Below this line is a listing that includes pictures. Copy exactly, and only, the lines from the one containing "Clone this chart in Observable Plot." through the one containing "const topLimit = mT"; the pictures do not go in the copy.

________________________________________

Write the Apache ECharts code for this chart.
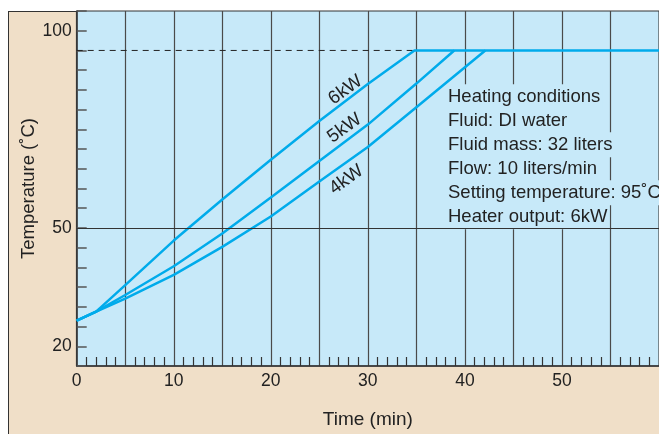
<!DOCTYPE html>
<html>
<head>
<meta charset="utf-8">
<script src="https://cdn.jsdelivr.net/npm/echarts@6/dist/echarts.min.js"></script>
<style>
  html, body { margin: 0; padding: 0; background: #fff; }
  #wrap { position: relative; width: 659px; height: 434px; overflow: hidden; }
  #panel { position: absolute; left: 8px; top: 11px; width: 700px; height: 500px;
           background: #f0dfc8; border-left: 1.5px solid #333; border-top: 1.5px solid #333; }
  #chart { position: absolute; left: 0; top: 0; width: 659px; height: 434px; }
</style>
</head>
<body>
<div id="wrap">
  <div id="panel"></div>
  <div id="chart"></div>
</div>
<script>
// time (min), temperature (°C)
const kw6 = [[0, 26.5], [2, 28.8], [5, 35.5], [10, 46.8], [15, 57.2], [20, 67.3], [25, 77.1], [30, 86.5], [34.8, 95], [60, 95]];
const kw5 = [[0, 26.5], [2, 28.8], [5, 33.0], [10, 40.3], [15, 48.6], [20, 57.7], [25, 67.0], [30, 76.2], [35, 86.6], [38.9, 95]];
const kw4 = [[0, 26.5], [2, 28.8], [5, 32.1], [10, 38.1], [15, 45.2], [20, 52.9], [25, 61.8], [30, 70.5], [35, 80.6], [42.1, 95]];
const setPoint = [[0, 95], [34.8, 95]];
const yLabels = [20, 50, 100];
const xLabels = [0, 10, 20, 30, 40, 50];
const curveLabels = [
  { text: "6kW", at: [27.7, 85.0] },
  { text: "5kW", at: [27.6, 75.3] },
  { text: "4kW", at: [27.8, 62.2] },
];
const notes = [
  "Heating conditions",
  "Fluid: DI water",
  "Fluid mass: 32 liters",
  "Flow: 10 liters/min",
  "Setting temperature: 95˚C",
  "Heater output: 6kW",
];

const font = '"Liberation Sans", Arial, sans-serif';
const blue = "#00abeb";
const plotBg = "#c7e9f9";

const myCharts = echarts.init(document.getElementById("chart"));

let lineSeries = (data, extra) =>
  Object.assign({
    type: "line",
    data: data,
    symbol: "none",
    smooth: false,
    lineStyle: { color: blue, width: 2.5 },
    z: 3,
  }, extra || {});

let options = {
  backgroundColor: "transparent",
  animation: false,
  grid: {
    left: 76.7,
    top: 11,
    bottom: 67,
    right: -7,
    show: true,
    backgroundColor: plotBg,
    borderColor: "#333",
    borderWidth: 1,
  },
  xAxis: {
    type: "value",
    min: 0,
    max: 60,
    interval: 5,
    name: "Time (min)",
    nameLocation: "middle",
    nameGap: 44,
    nameMoveOverlap: false,
    nameTextStyle: { fontFamily: font, fontSize: 19, color: "#222" },
    axisLine: { show: true, lineStyle: { color: "#333", width: 1.5 } },
    axisTick: { show: false, inside: true },
    minorTick: { show: true, splitNumber: 5, length: 9, lineStyle: { color: "#333", width: 1.2 } },
    axisLabel: {
      margin: 6,
      fontFamily: font,
      fontSize: 17.5,
      color: "#222",
      showMaxLabel: false,
      formatter: (v) => (xLabels.indexOf(v) >= 0 ? String(v) : ""),
    },
    splitLine: { show: true, lineStyle: { color: "#4a4a4a", width: 1.2 } },
  },
  yAxis: {
    type: "value",
    min: 15,
    max: 105,
    interval: 5,
    name: "Temperature (˚C)",
    nameLocation: "middle",
    nameGap: 38,
    nameMoveOverlap: false,
    nameTextStyle: { fontFamily: font, fontSize: 18.5, color: "#222" },
    axisLine: { show: true, lineStyle: { color: "#333", width: 1.5 } },
    axisTick: { show: true, inside: true, length: 10, lineStyle: { color: "#555", width: 1.5 } },
    axisLabel: {
      margin: 5,
      fontFamily: font,
      fontSize: 17.5,
      color: "#222",
      formatter: (v) => (yLabels.indexOf(v) >= 0 ? String(v) : ""),
    },
    splitLine: { show: false },
  },
  series: [
    lineSeries(setPoint, {
      lineStyle: { color: "#222", width: 1, type: [6, 5] },
      z: 2,
      markLine: {
        silent: true,
        symbol: ["none", "none"],
        label: { show: false },
        lineStyle: { color: "#333", width: 1, type: "solid" },
        data: [{ yAxis: 50 }],
      },
    }),
    lineSeries(kw4),
    lineSeries(kw5),
    lineSeries(kw6),
  ],
};
myCharts.setOption(options, true);

// annotation text: curve names placed in data coords, condition notes in pixels
let graphics = [];
curveLabels.forEach((item) => {
  let p = myCharts.convertToPixel({ gridIndex: 0 }, item.at);
  graphics.push({
    type: "text",
    x: p[0],
    y: p[1],
    rotation: (36 * Math.PI) / 180,
    z: 5,
    style: {
      text: item.text,
      fontFamily: font,
      fontSize: 18.5,
      fill: "#222",
      align: "center",
      verticalAlign: "middle",
    },
  });
});
notes.forEach((line, i) => {
  graphics.push({
    type: "text",
    x: 446,
    y: 96.7 + i * 24,
    z: 1,
    style: {
      text: line,
      fontFamily: font,
      fontSize: 18.5,
      fill: "#222",
      verticalAlign: "middle",
      backgroundColor: plotBg,
      padding: [3, 2],
    },
  });
});
myCharts.setOption({ graphic: graphics });
</script>
</body>
</html>
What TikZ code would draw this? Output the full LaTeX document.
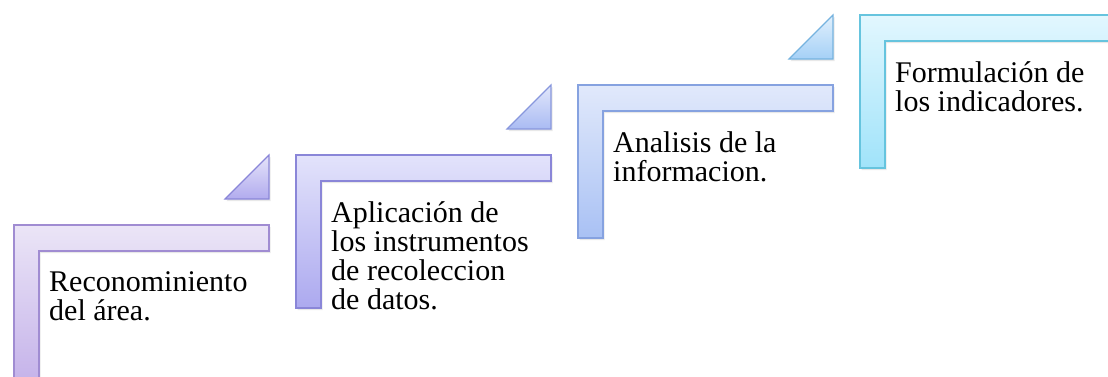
\documentclass[tikz,border=0pt]{standalone}
\usepackage{fontspec}
\setmainfont{Liberation Serif}
\definecolor{lilacTop}{HTML}{EBE5F7}
\definecolor{lilacBot}{HTML}{C6B4EA}
\definecolor{lilacRim}{HTML}{A08CD2}
\definecolor{violetTop}{HTML}{E3E3FB}
\definecolor{violetBot}{HTML}{ACA9EF}
\definecolor{violetRim}{HTML}{8A86D8}
\definecolor{blueTop}{HTML}{E1E9FB}
\definecolor{blueBot}{HTML}{A9C1F4}
\definecolor{blueRim}{HTML}{86A2E0}
\definecolor{cyanTop}{HTML}{E2F7FE}
\definecolor{cyanBot}{HTML}{A0E3FA}
\definecolor{cyanRim}{HTML}{66C4DE}
\usetikzlibrary{shadows, positioning}

\tikzset{
  stepshape/.style n args={3}{draw=#3, line width=1.2pt, top color=#1, bottom color=#2,
    drop shadow={opacity=0.18, shadow xshift=1.5pt, shadow yshift=-2pt}},
  steptext/.style={anchor=north west, inner sep=0pt, align=left,
    font=\fontsize{30}{29}\selectfont},
}

\begin{document}
\begin{tikzpicture}[x=1pt, y=-1pt]
  \useasboundingbox (0,0) rectangle (1108,376);
  \clip (0,0) rectangle (1108,376);
  % the four steps, each shifted up and right
  \foreach \i/\top/\bot/\rim/\txt in {
      0/lilacTop/lilacBot/lilacRim/{Reconominiento\\del área.},
      1/violetTop/violetBot/violetRim/{Aplicación de\\los instrumentos\\de recoleccion\\de datos.},
      2/blueTop/blueBot/blueRim/{Analisis de la\\informacion.},
      3/cyanTop/cyanBot/cyanRim/{Formulación de\\los indicadores.}} {
    \begin{scope}[shift={(282*\i,-70*\i)}]
      \path[stepshape={\top}{\bot}{\rim}]
        (14,225) -- (269,225) -- (269,251) -- (39,251) -- (39,378) -- (14,378) -- cycle;
      \node[steptext] (step\i) at (49,271) {\txt};
    \end{scope}
  }
  % the small arrows between steps
  \foreach \i/\top/\bot/\rim in {
      0/violetTop!70!lilacTop/violetBot!80!lilacBot/violetRim,
      1/blueTop!60!violetTop/blueBot!75!violetBot/blueRim!60!violetRim,
      2/cyanTop!50!blueTop/cyanBot!45!blueBot/blueRim!50!cyanRim} {
    \begin{scope}[shift={(282*\i,-70*\i)}]
      \path[stepshape={\top}{\bot}{\rim}]
        (269,155) -- (269,199) -- (225,199) -- cycle;
    \end{scope}
  }
\end{tikzpicture}
\end{document}
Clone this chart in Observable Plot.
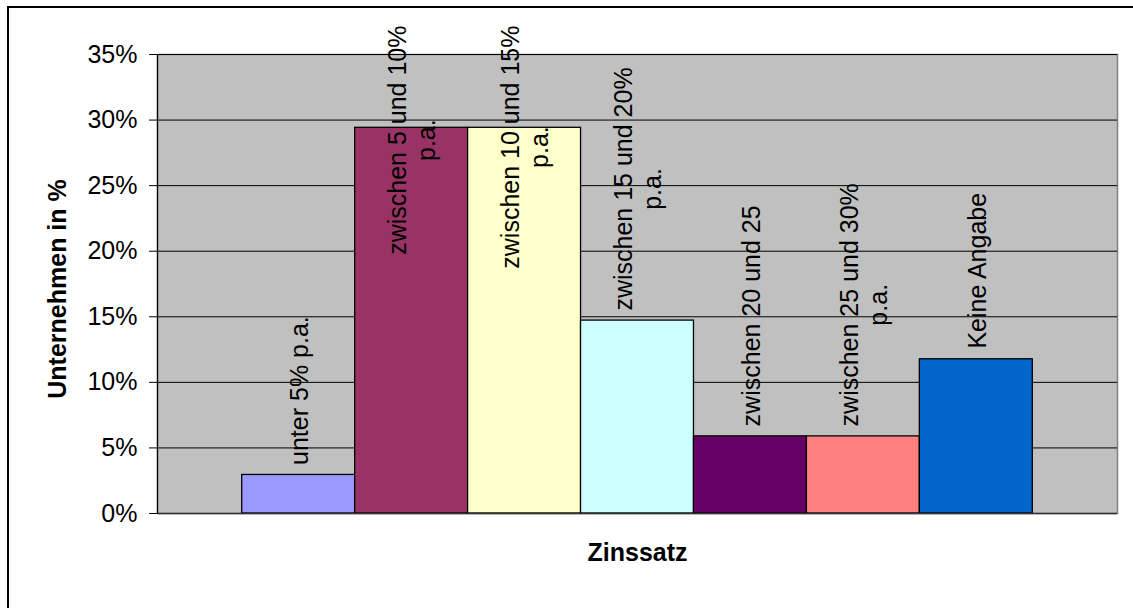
<!DOCTYPE html>
<html>
<head>
<meta charset="utf-8">
<script src="https://cdn.jsdelivr.net/npm/d3@7"></script>
<script src="https://cdn.jsdelivr.net/npm/@observablehq/plot@0.6"></script>
<style>
  html, body { margin: 0; padding: 0; background: #fff; }
  #chart svg { display: block; }
</style>
</head>
<body>
<div id="chart"></div>
<script>
// Data
const categories = [
  "unter 5% p.a.",
  "zwischen 5 und 10%\np.a.",
  "zwischen 10 und 15%\np.a.",
  "zwischen 15 und 20%\np.a.",
  "zwischen 20 und 25",
  "zwischen 25 und 30%\np.a.",
  "Keine Angabe"
];
const values = [0.0294, 0.2941, 0.2941, 0.1471, 0.0588, 0.0588, 0.1176];
const yTicks = [0, 0.05, 0.10, 0.15, 0.20, 0.25, 0.30, 0.35];
const yTitle = "Unternehmen in %";
const xTitle = "Zinssatz";
const palette = ["#9999FF", "#993366", "#FFFFCC", "#CCFFFF", "#660066", "#FF8080", "#0066CC"];

const W = 1133, H = 608;
const mL = 157, mR = 16, mT = 54, mB = 95;
const yMax = 0.35;
const fontSize = 25;
const font = "'Liberation Sans', Arial, Helvetica, sans-serif";

// measure label lengths so that multi-line labels can be centred line by line
const ctx = document.createElement("canvas").getContext("2d");
ctx.font = `${fontSize}px ${font}`;
const pxPerUnit = (H - mT - mB) / yMax;
const gap = 10;          // px between bar top and label
const topLimit = mT - 29; // labels may not go above the chart area

const data = categories.map((c, i) => {
  const lines = c.split("\n");
  const len = d3.max(lines, l => ctx.measureText(l).width);
  const barTop = H - mB - values[i] * pxPerUnit;
  let center = barTop - gap - len / 2;
  if (center - len / 2 < topLimit) center = topLimit + len / 2;
  return {category: c, value: values[i], labelY: (H - mB - center) / pxPerUnit};
});

const chart = Plot.plot({
  width: W,
  height: H,
  marginLeft: mL,
  marginRight: mR,
  marginTop: mT,
  marginBottom: mB,
  style: {fontFamily: font, fontSize: "25px", color: "black", background: "white", overflow: "visible"},
  x: {type: "band", domain: categories, paddingInner: 0, paddingOuter: 0.75, round: false, axis: null},
  y: {domain: [0, yMax], axis: null},
  color: {domain: categories, range: palette},
  marks: [
    Plot.frame({fill: "#C0C0C0", stroke: "#808080", strokeWidth: 1.5}),
    Plot.gridY(yTicks, {stroke: "black", strokeOpacity: 1, strokeWidth: 1}),
    Plot.axisY({ticks: yTicks, tickFormat: d3.format(".0%"), tickSize: 8, tickPadding: 12,
                fontSize: 25, label: null, stroke: "black"}),
    Plot.barY(data, {x: "category", y: "value", fill: "category", stroke: "black", strokeWidth: 1.3, inset: 0}),
    Plot.ruleY([0], {stroke: "#333", strokeWidth: 1.5}),
    Plot.frame({anchor: "left", stroke: "black", strokeWidth: 1.2}),
    // data labels (rotated, each line centred)
    Plot.text(data, {
      x: "category", y: "labelY", text: "category", rotate: -90,
      textAnchor: "middle", lineAnchor: "middle", lineHeight: 1.15,
      fontSize: fontSize, fill: "black"
    }),
    // axis titles
    Plot.text([yTitle], {frameAnchor: "left", rotate: -90, dx: -100, dy: 5,
      fontWeight: "bold", fontSize: 25, fill: "black", textAnchor: "middle"}),
    Plot.text([xTitle], {frameAnchor: "bottom", dy: 47,
      fontWeight: "bold", fontSize: 25, fill: "black", textAnchor: "middle"})
  ]
});

// outer chart-area border (left and top edges visible in the reference)
d3.select(chart).append("path")
  .attr("d", "M8,608V7H1133")
  .attr("fill", "none")
  .attr("stroke", "black")
  .attr("stroke-width", 2);

document.getElementById("chart").appendChild(chart);
</script>
</body>
</html>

________________________________________

**SOLUTION TO THIS PROBLEM**
Clone this chart in Observable Plot.
<!DOCTYPE html>
<html>
<head>
<meta charset="utf-8">
<script src="https://cdn.jsdelivr.net/npm/d3@7"></script>
<script src="https://cdn.jsdelivr.net/npm/@observablehq/plot@0.6"></script>
<style>
  html, body { margin: 0; padding: 0; background: #fff; }
  #chart svg { display: block; }
</style>
</head>
<body>
<div id="chart"></div>
<script>
// Data
const categories = [
  "unter 5% p.a.",
  "zwischen 5 und 10%\np.a.",
  "zwischen 10 und 15%\np.a.",
  "zwischen 15 und 20%\np.a.",
  "zwischen 20 und 25",
  "zwischen 25 und 30%\np.a.",
  "Keine Angabe"
];
const values = [0.0294, 0.2941, 0.2941, 0.1471, 0.0588, 0.0588, 0.1176];
const yTicks = [0, 0.05, 0.10, 0.15, 0.20, 0.25, 0.30, 0.35];
const yTitle = "Unternehmen in %";
const xTitle = "Zinssatz";
const palette = ["#9999FF", "#993366", "#FFFFCC", "#CCFFFF", "#660066", "#FF8080", "#0066CC"];

const W = 1133, H = 608;
const mL = 157, mR = 16, mT = 54, mB = 95;
const yMax = 0.35;
const fontSize = 25;
const font = "'Liberation Sans', Arial, Helvetica, sans-serif";

// measure label lengths so that multi-line labels can be centred line by line
const ctx = document.createElement("canvas").getContext("2d");
ctx.font = `${fontSize}px ${font}`;
const pxPerUnit = (H - mT - mB) / yMax;
const gap = 10;          // px between bar top and label
const topLimit = mT - 29; // labels may not go above the chart area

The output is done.